The University has a special office to help protect professors’ intellectual property.

Professor Jim Luby’s rap sheet of U.S. plant patents is a fruit cocktail of numbers and letters.

The patent for his Honeycrisp apple lies among his three strawberry breed patents – MNUS 248, MNUS 210 and MNUS 138 – two patents for breeds of grapes, and one for another apple breed.

But Luby, who works in horticultural science, and David Bedford, the Honeycrisp’s other breeder, are not the only University researchers applying for patents.

In fact, the University’s Office for Technology Commercialization was created to protect and support University researchers’ discoveries and inventions, executive director Jay Schrankler said.

“First, our job is to protect the valuable intellectual property for University inventors,” Schrankler said, “whether it be faculty members or researchers or both, and sometimes graduate students.”

According to the U.S. Patent and Trademark Office, the University has received 800 utility patents between 1969 and 2005, the 11th most of all universities in the United States.

A utility patent, which is given to new inventions or discoveries, is one of three types of patents. Design patents are given to improvements on utility patents, and plant patents apply to varieties of plants.

The Office for Technology Commercialization has seven technology strategists, Schrankler said, each assigned to a different area of research.

When researchers have a new idea for a patent, they contact the strategist in the right field and together they determine whether to apply for a patent, he said.

About 250 to 300 University researchers consider applying for patents each year, Schrankler said. Of these, about 80 applications are filed.

Tian He, an assistant professor of computer science, filed for a patent two months ago.

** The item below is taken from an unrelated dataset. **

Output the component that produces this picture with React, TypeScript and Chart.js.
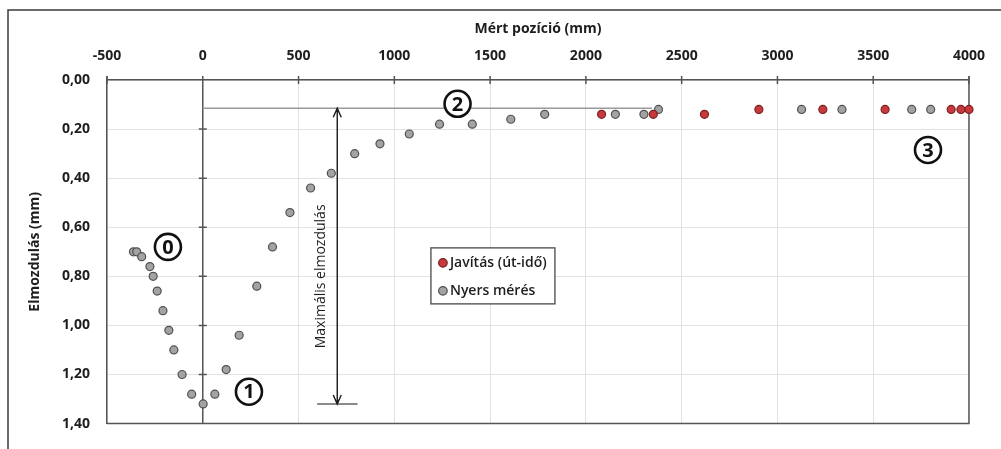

He helped develop a “sensor node,” which detects movement and heat in an area and relays the information to a computer.

Research on the device took about one year, he said, but the patent application could take more than a year and a half to be processed, the same as the time frame for the Honeycrisp apple patent process.

The apple’s patent will expire November 7, 2008 – 20 years after the patent application was sent in. Luby said he doesn’t know the fate of the patent after next fall.

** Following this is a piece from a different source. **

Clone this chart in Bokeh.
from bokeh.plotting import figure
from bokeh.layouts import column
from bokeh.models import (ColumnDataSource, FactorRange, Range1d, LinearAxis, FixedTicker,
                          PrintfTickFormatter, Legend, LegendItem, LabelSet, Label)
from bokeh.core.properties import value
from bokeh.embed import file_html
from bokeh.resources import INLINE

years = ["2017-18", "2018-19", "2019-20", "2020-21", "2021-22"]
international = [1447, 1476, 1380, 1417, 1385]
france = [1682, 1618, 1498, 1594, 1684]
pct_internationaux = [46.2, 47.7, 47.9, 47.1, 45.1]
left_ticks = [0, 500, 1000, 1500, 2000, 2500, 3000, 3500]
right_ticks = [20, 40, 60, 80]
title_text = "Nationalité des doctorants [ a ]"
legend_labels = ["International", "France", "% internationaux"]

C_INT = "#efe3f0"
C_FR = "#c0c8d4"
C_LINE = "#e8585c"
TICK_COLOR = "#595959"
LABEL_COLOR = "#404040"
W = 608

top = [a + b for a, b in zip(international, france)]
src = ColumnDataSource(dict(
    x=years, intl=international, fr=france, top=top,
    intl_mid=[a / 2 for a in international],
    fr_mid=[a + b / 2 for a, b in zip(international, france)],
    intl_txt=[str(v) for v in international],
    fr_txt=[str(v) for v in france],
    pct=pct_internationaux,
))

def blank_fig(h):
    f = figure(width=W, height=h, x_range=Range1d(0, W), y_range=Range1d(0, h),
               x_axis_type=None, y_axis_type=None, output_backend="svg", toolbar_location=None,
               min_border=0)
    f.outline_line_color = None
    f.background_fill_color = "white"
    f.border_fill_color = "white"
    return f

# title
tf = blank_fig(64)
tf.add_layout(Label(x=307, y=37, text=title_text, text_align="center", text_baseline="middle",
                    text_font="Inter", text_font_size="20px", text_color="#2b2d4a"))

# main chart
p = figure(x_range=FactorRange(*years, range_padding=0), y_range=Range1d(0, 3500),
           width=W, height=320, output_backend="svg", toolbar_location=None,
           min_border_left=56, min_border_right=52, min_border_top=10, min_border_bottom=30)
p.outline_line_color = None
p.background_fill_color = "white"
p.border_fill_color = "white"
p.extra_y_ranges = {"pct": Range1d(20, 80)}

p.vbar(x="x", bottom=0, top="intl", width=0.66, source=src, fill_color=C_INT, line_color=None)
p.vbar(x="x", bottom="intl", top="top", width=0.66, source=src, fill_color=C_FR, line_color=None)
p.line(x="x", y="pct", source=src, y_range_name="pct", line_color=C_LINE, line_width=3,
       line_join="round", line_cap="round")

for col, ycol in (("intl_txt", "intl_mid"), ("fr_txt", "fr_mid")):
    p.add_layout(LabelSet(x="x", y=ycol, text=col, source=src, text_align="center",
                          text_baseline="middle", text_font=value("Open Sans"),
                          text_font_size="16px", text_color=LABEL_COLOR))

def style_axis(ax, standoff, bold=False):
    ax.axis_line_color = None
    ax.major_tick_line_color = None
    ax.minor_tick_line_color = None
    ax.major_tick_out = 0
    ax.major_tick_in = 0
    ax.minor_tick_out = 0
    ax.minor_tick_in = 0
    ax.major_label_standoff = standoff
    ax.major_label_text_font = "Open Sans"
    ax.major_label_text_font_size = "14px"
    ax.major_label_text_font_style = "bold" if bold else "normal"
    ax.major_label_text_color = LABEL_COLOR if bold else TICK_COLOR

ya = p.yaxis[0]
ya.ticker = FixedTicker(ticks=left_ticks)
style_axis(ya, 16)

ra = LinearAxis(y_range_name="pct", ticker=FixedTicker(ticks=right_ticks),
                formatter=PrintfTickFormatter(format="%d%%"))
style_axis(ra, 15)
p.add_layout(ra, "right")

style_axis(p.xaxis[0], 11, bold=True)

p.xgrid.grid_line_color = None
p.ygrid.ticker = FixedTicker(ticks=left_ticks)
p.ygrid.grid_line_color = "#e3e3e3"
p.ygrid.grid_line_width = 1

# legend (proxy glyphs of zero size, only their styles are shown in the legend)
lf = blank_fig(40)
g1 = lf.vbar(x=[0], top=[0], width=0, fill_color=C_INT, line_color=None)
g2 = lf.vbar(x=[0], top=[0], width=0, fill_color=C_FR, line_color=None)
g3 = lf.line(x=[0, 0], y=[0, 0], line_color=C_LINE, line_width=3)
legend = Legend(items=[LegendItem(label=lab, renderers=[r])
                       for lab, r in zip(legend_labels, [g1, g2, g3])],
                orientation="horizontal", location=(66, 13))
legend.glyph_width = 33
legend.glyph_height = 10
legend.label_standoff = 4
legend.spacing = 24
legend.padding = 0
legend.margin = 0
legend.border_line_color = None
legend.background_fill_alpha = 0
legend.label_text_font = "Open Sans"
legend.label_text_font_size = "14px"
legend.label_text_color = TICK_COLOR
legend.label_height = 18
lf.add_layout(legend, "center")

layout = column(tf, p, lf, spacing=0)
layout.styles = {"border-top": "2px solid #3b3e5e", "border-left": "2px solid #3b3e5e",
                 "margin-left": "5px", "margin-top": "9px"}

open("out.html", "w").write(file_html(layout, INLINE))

“It belongs to the University,” Luby said. “What happens as inventors is we assign our patents to the regents of the University.”

According to the Board of Regents policy on intellectual property, the University owns all intellectual property created by University researchers who use University facilities or funds.

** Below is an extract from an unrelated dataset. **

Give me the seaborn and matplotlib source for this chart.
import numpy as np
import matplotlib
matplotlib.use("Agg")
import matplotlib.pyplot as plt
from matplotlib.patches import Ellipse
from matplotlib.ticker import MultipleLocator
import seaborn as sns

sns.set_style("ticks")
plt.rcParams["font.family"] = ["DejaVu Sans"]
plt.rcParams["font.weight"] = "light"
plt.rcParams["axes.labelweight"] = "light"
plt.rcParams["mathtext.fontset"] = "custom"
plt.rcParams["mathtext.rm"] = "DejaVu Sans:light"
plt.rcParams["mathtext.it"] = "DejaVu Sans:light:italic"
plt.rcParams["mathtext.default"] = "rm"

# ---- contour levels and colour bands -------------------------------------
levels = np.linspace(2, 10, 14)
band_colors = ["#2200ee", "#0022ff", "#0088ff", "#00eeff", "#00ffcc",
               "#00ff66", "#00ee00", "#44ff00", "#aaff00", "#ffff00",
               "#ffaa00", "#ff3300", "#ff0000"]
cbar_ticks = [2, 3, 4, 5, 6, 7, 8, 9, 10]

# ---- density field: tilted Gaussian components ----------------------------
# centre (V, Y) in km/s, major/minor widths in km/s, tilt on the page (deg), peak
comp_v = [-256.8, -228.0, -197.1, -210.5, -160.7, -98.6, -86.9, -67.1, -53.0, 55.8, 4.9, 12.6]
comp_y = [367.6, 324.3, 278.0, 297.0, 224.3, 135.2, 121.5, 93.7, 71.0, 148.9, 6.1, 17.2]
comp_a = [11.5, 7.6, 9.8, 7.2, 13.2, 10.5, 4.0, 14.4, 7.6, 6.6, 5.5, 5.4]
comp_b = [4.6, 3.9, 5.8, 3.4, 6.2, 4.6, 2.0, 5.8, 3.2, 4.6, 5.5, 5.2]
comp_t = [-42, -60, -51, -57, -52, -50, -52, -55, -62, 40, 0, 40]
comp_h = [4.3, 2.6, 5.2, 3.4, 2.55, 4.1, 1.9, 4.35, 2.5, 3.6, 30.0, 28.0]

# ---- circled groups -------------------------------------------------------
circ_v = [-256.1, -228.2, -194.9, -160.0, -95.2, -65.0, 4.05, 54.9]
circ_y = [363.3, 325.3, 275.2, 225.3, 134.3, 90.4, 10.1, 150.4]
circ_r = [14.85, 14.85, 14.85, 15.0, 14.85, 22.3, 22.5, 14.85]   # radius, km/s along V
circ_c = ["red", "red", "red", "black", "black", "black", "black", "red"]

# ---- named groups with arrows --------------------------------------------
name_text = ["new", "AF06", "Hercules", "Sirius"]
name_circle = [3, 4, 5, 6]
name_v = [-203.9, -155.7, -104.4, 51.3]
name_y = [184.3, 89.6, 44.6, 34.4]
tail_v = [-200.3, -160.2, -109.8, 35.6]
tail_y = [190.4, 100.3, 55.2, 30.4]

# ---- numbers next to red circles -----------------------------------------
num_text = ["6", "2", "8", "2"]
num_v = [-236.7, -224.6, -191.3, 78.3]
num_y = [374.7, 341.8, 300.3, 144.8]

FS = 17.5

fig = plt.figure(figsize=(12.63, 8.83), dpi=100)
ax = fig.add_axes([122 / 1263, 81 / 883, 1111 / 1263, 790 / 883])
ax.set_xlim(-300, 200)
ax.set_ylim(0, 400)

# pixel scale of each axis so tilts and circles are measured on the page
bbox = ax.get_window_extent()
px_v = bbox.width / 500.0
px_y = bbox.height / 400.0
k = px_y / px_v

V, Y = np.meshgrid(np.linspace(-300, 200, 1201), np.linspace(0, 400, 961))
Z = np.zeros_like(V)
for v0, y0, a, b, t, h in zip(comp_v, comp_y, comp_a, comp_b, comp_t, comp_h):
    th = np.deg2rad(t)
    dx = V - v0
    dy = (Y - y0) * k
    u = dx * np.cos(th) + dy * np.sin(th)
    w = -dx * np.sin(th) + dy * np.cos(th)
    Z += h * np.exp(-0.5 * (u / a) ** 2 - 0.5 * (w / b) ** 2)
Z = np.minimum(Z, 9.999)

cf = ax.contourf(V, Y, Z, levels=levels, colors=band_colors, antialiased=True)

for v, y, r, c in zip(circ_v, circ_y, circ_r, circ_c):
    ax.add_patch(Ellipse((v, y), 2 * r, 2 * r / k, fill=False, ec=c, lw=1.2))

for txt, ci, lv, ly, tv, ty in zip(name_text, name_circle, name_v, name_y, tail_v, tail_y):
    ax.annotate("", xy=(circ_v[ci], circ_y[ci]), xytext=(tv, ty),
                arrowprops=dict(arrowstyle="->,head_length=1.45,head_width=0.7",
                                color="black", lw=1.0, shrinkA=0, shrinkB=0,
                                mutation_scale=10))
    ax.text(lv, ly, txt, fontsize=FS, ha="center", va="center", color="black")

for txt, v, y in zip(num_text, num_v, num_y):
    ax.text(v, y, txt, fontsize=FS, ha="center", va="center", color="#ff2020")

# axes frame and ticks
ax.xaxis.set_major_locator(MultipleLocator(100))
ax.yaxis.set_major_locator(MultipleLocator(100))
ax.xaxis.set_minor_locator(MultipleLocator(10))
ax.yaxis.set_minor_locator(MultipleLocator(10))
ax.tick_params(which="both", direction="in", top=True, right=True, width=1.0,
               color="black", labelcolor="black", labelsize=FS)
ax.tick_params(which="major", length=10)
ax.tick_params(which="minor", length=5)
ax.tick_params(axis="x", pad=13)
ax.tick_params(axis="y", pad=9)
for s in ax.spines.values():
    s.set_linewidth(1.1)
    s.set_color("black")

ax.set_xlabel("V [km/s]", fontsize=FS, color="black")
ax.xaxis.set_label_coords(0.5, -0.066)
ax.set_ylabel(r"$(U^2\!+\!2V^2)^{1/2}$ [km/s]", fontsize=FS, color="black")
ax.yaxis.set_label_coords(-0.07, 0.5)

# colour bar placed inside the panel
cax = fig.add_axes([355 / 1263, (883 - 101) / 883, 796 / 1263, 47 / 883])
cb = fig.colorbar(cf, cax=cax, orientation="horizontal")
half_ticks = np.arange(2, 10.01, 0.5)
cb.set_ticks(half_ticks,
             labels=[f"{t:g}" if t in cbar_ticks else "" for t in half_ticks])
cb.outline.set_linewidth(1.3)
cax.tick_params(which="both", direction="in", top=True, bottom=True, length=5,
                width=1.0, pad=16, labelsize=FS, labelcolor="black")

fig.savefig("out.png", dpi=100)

Other industries, though not all, have similar policies.

Daniel Mullen, a researcher in the chemistry department, helped develop seven patented items while working in the pharmaceutical industry, but doesn’t see any profit that could come from the property.

“They’re owned by the companies,” he said. “I get nothing from them. I get my name on the patent but there is no financial benefit.”

Mullen said he’s fine with the situation.

“It’s just the way it is,” he said. “If you work in the industry, you get nothing from a patent.”